I had the luxury of small-town American 4ths of July. My little New England town had its fireworks funded by the AmVets organization every year. They were held in a community park on the baseball fields. Each year we would walk through the darkening evening along "The Dike" through the woods. The Dike was a long anti-flood dirt wall that ran through the town along parts of the flood plain. Mostly it ran through what were then fields and woods at the edge of developed property. We were never allowed to go alone on the The Dike, because it was rumored that "hobos lived down there". But on 4th of July, walking with Dad and half the town, it was fine.

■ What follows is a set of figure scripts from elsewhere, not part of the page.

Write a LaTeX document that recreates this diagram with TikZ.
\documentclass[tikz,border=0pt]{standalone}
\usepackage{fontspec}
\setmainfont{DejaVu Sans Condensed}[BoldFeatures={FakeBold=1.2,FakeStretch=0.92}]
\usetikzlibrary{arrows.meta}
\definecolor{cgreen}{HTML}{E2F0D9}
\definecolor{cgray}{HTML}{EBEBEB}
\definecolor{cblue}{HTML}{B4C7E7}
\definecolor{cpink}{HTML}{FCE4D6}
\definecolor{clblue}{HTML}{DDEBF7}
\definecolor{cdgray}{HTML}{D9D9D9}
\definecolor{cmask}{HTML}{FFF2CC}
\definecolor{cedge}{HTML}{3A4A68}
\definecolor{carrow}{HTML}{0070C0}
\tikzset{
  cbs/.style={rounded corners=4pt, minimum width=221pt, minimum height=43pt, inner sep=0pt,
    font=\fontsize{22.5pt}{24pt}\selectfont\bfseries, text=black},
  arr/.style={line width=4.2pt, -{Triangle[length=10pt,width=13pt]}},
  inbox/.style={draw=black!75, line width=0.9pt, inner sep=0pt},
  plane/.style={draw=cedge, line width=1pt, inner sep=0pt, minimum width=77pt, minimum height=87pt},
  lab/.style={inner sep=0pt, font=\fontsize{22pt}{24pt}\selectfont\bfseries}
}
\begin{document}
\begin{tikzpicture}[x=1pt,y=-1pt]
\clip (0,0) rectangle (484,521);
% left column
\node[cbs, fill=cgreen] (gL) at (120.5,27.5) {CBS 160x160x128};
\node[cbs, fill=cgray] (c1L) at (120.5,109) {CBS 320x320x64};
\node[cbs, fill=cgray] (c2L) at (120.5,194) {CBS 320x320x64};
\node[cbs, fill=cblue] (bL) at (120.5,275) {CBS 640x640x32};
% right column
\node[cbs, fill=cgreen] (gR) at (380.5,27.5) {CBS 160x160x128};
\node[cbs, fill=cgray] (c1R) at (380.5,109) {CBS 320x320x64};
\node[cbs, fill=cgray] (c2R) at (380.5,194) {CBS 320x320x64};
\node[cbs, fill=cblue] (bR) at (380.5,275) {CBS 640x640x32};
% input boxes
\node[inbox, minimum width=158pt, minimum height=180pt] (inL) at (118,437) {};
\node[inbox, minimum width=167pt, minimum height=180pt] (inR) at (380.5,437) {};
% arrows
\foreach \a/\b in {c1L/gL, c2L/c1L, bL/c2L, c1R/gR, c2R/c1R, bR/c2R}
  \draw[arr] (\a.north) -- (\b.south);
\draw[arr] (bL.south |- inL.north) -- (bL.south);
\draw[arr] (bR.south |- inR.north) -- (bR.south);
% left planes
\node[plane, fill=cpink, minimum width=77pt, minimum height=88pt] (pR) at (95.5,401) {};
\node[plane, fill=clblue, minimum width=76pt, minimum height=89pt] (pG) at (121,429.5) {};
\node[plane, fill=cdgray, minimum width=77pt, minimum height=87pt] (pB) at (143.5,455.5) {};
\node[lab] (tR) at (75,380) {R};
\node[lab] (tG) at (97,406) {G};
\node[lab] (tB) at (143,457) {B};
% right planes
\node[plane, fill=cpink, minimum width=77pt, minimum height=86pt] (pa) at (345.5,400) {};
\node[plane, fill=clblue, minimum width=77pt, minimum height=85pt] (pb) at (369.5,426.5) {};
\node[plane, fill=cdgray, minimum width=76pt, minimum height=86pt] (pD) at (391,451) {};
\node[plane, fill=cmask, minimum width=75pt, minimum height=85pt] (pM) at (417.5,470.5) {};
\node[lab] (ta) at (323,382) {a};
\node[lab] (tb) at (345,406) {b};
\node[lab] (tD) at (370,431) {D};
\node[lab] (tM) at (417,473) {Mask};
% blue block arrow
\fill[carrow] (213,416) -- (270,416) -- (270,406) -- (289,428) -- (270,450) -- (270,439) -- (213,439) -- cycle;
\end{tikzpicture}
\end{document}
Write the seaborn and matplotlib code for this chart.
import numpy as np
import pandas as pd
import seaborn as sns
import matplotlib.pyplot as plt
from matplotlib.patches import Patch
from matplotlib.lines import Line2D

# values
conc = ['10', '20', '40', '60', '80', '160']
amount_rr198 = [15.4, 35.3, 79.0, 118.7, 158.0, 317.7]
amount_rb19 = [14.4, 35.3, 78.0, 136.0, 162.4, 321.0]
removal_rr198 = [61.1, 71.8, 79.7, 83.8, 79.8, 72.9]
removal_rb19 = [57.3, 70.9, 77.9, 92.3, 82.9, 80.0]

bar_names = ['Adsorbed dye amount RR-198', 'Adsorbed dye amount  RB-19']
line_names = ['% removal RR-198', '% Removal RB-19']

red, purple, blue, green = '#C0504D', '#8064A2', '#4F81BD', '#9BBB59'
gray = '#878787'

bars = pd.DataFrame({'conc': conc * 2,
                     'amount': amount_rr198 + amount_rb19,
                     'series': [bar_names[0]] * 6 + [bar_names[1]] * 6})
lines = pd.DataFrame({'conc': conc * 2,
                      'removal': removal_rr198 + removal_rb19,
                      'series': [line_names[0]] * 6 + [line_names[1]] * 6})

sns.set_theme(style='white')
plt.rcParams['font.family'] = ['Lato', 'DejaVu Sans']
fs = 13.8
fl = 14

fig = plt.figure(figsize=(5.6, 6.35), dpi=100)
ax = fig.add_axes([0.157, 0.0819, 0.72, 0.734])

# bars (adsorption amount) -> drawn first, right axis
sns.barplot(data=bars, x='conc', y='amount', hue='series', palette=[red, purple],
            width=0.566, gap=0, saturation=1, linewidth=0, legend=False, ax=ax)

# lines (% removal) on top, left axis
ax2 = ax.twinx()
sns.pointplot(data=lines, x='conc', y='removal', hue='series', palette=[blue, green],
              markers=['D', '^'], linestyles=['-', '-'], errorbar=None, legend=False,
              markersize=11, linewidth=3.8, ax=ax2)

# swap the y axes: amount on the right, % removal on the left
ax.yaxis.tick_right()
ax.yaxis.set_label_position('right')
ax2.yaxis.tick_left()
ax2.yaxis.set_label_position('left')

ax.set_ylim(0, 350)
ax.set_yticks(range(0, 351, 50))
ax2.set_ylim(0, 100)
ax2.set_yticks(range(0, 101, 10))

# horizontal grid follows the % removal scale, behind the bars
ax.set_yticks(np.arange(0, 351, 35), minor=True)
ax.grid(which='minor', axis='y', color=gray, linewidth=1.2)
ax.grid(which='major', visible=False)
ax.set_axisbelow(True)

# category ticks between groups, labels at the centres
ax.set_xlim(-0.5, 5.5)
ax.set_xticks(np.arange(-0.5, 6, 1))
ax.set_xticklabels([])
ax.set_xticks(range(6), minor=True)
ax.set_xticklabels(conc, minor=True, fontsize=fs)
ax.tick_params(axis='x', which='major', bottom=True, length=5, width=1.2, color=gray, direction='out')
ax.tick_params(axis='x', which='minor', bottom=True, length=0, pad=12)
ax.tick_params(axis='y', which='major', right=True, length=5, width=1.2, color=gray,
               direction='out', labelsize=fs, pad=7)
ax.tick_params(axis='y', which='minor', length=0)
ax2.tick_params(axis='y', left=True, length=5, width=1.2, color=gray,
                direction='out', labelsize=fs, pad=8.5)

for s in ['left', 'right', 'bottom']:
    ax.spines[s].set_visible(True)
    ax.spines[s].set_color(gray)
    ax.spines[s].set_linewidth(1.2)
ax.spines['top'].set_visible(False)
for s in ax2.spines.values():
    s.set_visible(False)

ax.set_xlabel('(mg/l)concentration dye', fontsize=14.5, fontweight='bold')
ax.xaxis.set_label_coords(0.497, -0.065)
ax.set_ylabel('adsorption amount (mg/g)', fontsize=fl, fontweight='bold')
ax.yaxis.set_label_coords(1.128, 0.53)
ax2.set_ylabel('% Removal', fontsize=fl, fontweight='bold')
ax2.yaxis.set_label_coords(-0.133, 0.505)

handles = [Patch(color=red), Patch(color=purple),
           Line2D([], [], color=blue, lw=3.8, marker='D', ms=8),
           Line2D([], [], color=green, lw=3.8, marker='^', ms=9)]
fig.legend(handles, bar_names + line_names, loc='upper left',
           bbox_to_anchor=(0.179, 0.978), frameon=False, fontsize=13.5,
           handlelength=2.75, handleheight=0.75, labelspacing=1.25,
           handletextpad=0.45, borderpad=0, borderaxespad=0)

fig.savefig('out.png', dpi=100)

Mom would stay home each year with our cocker spaniel, Princess, who would be terrified by the fireworks. Mom would hand us blankets and a bag of goodies as we left, and Dad and I would walk over to my best friend Sandy's house. Sandy would bring her blanket and her bag of treats and off we would go to the fireworks.

Along the way, AmVets would be greeting people with tins to collect money from people to help fund the next year's efforts. A good part of the fun was "walking the Dike" in the twilight, listening to tree frogs and watching fireflies.

We'd sit on the park lawn on blankets in pretty much the same spot every year. As it began to get darker, but not dark enough for the fireworks, a small town band would play in the park gazebo. There must have been about 10 people in this volunteer band, mostly playing on key, and giving their most earnest renditions of everything from Souza marches to Viennese waltzes.

Sandy and I would sit chatting merrily, munching on homemade popcorn, waiting for it to get dark enough for the displays to begin. And it never seemed to get dark fast enough. It was like a New Rule of Physics - "On 4th of July, time will slow between twilight and darkness." But at last the first few test rockets were set off, and we townsfolk would get quiet and attentive.

The rockets seemed so splendid to me - every color imaginable with deep and thunderous booming sounds that rattled my spine. Big yellow chrysanthemum displays with shooting waterfalls of red and blue. Ice blue rockets that ended in huge bangs! Wild bursts that started green and opend into orange. Each one was more magnificent than the next, until the Grand Finale with several minutes straight of bursting colors and explosive booms from every imaginable direction.

These were the years before Vietnam. It would be only a few years before the boys on the next blanklet with their Dad would hear those booming sounds for real. These were the years boys in my town and in towns across America could still see and hear the display and not have it accompanied by memories of carnage. None of us knew at the time how very special those nights were, and how for some of us, they would soon be forever transformed into nightmares in jungles thousands of miles away.